The single UTF-8 grapheme gets decoded into 3, so any grapheme-based text processing algorithms will misbehave. The only way to get correct processing is to not use UTF8-C8, and let Raku lossily normalize your string.

That contrasts with Swift where strings aren't stored in normalized form but most string operations behave as if they were. E.g.:

let a = String(decoding: [0x6f, 0xcc, 0x88], as: UTF8.self)
let b = String(decoding: [0xc3, 0xb6], as: UTF8.self)
print(a, b, a == b)
# ö ö true
print(a.count, b.count, a.utf8.count, b.utf8.count)
# 1 1 3 2

so it operates over graphemes but it preserves the original bytes when you re-encode as UTF-8.

>> worse performance when iterating over strings because it has to walk through the grapheme dictionary (with lots of extra cache misses)
> What leads you to talk of having to walk through a "dictionary", and incur "lots of extra cache misses"?

I was slightly wrong about the "walk" because I mixed up the grapheme array and the trie - reading the string only needs the array, which is much cheaper than the trie.

But still, if you're doing an operation where you need to access each code point (e.g. to encode the string) you will iterate over the string's 32-bit elements, and if an element is a synthetic then you have to read nfg->synthetics[n].codes (which will likely be a cache miss, at least once per unique grapheme in the string) then read nfg->synthetics[n].codes[0..m] (another cache miss). That sounds slower than if the string was just stored as UTF-8/UTF-16/UTF-32, where all the relevant data is stored sequentially and will be automatically prefetched.

Admittedly that's only particularly relevant when iterating over code points, which doesn't seem too important outside of encoding. Encoding does seem quite important though. I don't have any benchmarks or anything, just a vague concern about non-linear data structures in general. It's a deliberate tradeoff to get better performance in some grapheme operations, but I worry it's a high cost for questionable benefit.

> And there are string processing applications where you really need O(1) character handling.
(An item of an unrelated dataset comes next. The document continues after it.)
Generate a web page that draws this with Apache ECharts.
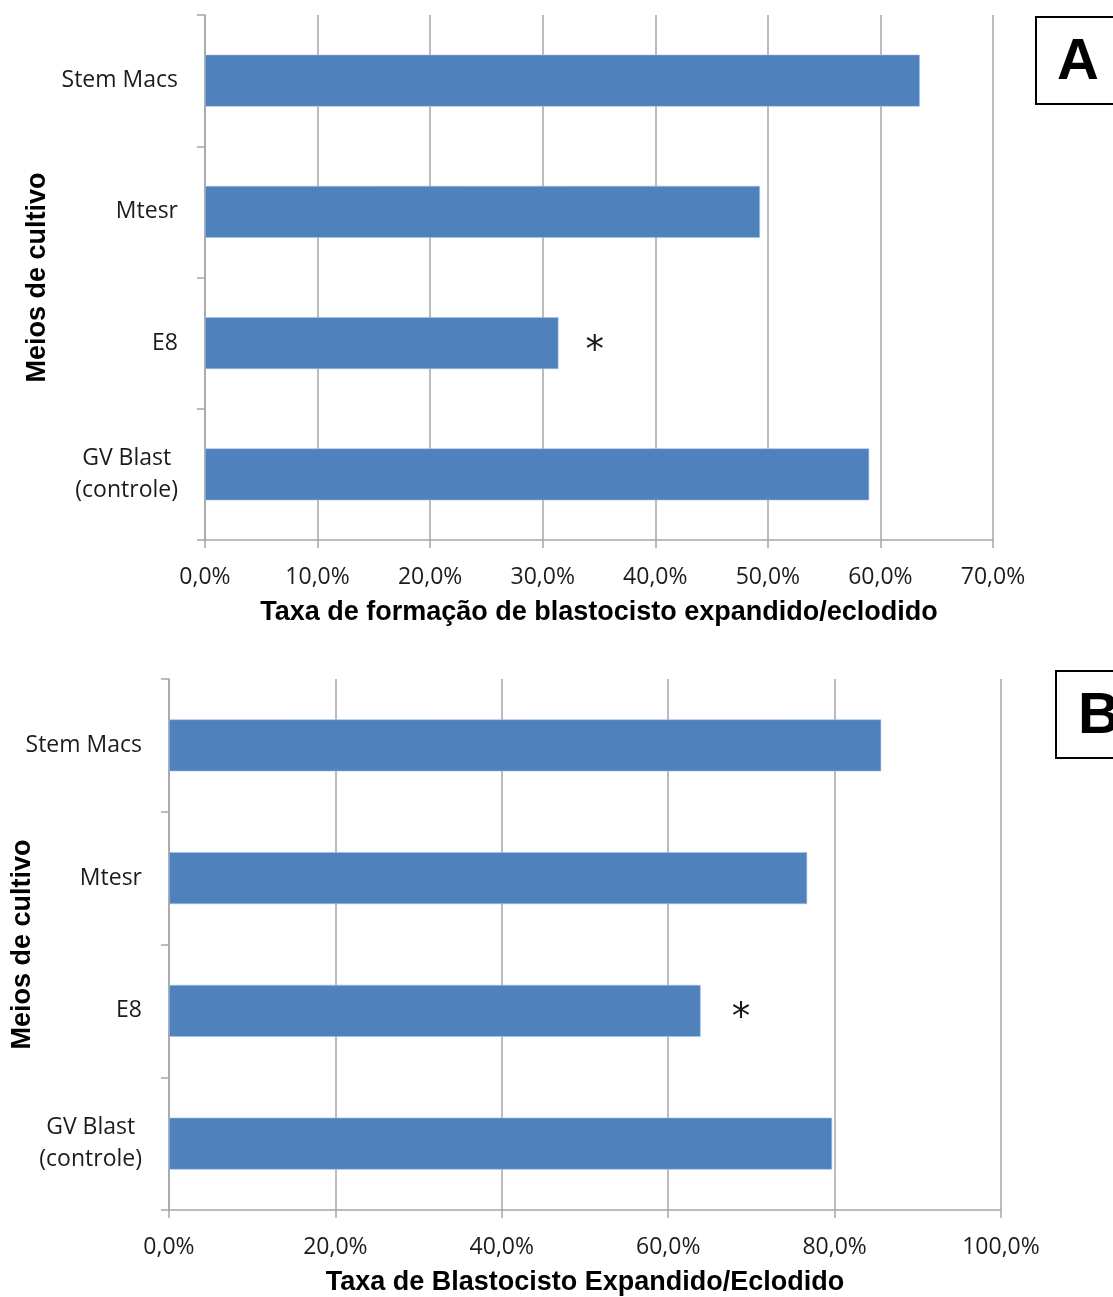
<!DOCTYPE html>
<html>
<head>
<meta charset="utf-8">
<script src="https://cdn.jsdelivr.net/npm/echarts@6/dist/echarts.min.js"></script>
<style>
html,body{margin:0;padding:0;background:#fff;}
#chart{width:1113px;height:1297px;}
</style>
</head>
<body>
<div id="chart"></div>
<script>
var categories = ['Stem Macs', 'Mtesr', 'E8', 'GV Blast\n(controle)'];
var valuesA = [63.5, 49.3, 31.4, 59.0];
var valuesB = [85.6, 76.7, 63.9, 79.7];
var markedIndex = 2; // E8, significant (*)
var ticksA = [0, 10, 20, 30, 40, 50, 60, 70];
var ticksB = [0, 20, 40, 60, 80, 100];
var xTitleA = 'Taxa de formação de blastocisto expandido/eclodido';
var xTitleB = 'Taxa de Blastocisto Expandido/Eclodido';
var yTitle = 'Meios de cultivo';

var labelFont = 'Open Sans';
var boldFont = 'Liberation Sans';
var gridColor = '#a6a6a6';
var barColor = '#4f81bd';
var textColor = '#1c1c1c';

function pct(v) { return v.toFixed(1).replace('.', ',') + '%'; }

function catLabel(v) {
  var lines = v.split('\n');
  return lines.map(function (l) { return '{c|' + l + '}'; }).join('\n');
}

function xAxis(gridIndex, ticks, title, nameGap) {
  return {
    type: 'value', gridIndex: gridIndex,
    min: ticks[0], max: ticks[ticks.length - 1], interval: ticks[1] - ticks[0],
    axisLine: { show: true, lineStyle: { color: gridColor, width: 1.5 } },
    axisTick: { show: true, length: 8, lineStyle: { color: gridColor, width: 1.5 } },
    splitLine: { show: true, lineStyle: { color: gridColor, width: 1.5 } },
    axisLabel: { formatter: pct, color: textColor, fontFamily: labelFont, fontSize: 23, margin: 26 },
    name: title, nameLocation: 'middle', nameGap: nameGap, nameMoveOverlap: false,
    nameTextStyle: { fontFamily: boldFont, fontWeight: 'bold', fontSize: 27, color: '#000' }
  };
}

function yAxis(gridIndex, nameGap) {
  return {
    type: 'category', gridIndex: gridIndex, data: categories, inverse: true,
    axisLine: { show: true, lineStyle: { color: gridColor, width: 1.5 } },
    axisTick: { show: true, length: 8, lineStyle: { color: gridColor, width: 1.5 } },
    axisLabel: {
      formatter: catLabel, margin: 27, color: textColor,
      rich: { c: { fontFamily: labelFont, fontSize: 23, color: textColor, align: 'center', lineHeight: 32 } }
    },
    name: yTitle, nameLocation: 'middle', nameGap: nameGap, nameRotate: 90, nameMoveOverlap: false,
    nameTextStyle: { fontFamily: boldFont, fontWeight: 'bold', fontSize: 27, color: '#000' }
  };
}

function series(idx, values, dist) {
  return {
    type: 'bar', xAxisIndex: idx, yAxisIndex: idx, data: values, barWidth: 52,
    itemStyle: { color: barColor, borderColor: '#a9c3e6', borderWidth: 0.6 },
    label: {
      show: true, position: 'right', distance: dist,
      formatter: function (p) { return p.dataIndex === markedIndex ? '*' : ''; },
      fontFamily: 'DejaVu Sans', fontSize: 37, color: '#1a1a1a', offset: [0, 9]
    },
    silent: true
  };
}

var chart = echarts.init(document.getElementById('chart'), null, { renderer: 'canvas' });
chart.setOption({
  animation: false,
  backgroundColor: '#fff',
  grid: [
    { left: 205, top: 15, width: 788, height: 525, containLabel: false, outerBoundsMode: 'none' },
    { left: 169, top: 679, width: 832, height: 531, containLabel: false, outerBoundsMode: 'none' }
  ],
  xAxis: [xAxis(0, ticksA, xTitleA, 59), xAxis(1, ticksB, xTitleB, 59)],
  yAxis: [yAxis(0, 154), yAxis(1, 133)],
  series: [series(0, valuesA, 27), series(1, valuesB, 31)],
  graphic: [
    { type: 'rect', shape: { x: 1036, y: 17, width: 100, height: 87 }, style: { fill: '#fff', stroke: '#000', lineWidth: 2 } },
    { type: 'text', x: 1078, y: 63, style: { text: 'A', font: 'bold 58px "Liberation Sans"', fill: '#000', textAlign: 'center', textVerticalAlign: 'middle' } },
    { type: 'rect', shape: { x: 1056, y: 671, width: 100, height: 87 }, style: { fill: '#fff', stroke: '#000', lineWidth: 2 } },
    { type: 'text', x: 1099, y: 717, style: { text: 'B', font: 'bold 58px "Liberation Sans"', fill: '#000', textAlign: 'center', textVerticalAlign: 'middle' } }
  ]
});
</script>
</body>
</html>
Do you have specific examples where it is really needed? I suspect that in a large majority of cases, all you really need is forward/backward iteration and the ability to store iterators in memory. E.g. for backtracking in pattern matching / regexing / parsing, you just store a stack of iterators to jump back to, instead of storing a stack of numeric indexes. That can be done with a variable-sized-grapheme string representation (like UTF-8 or UTF-32), avoiding the compromises that are required by a fixed-size-grapheme representation.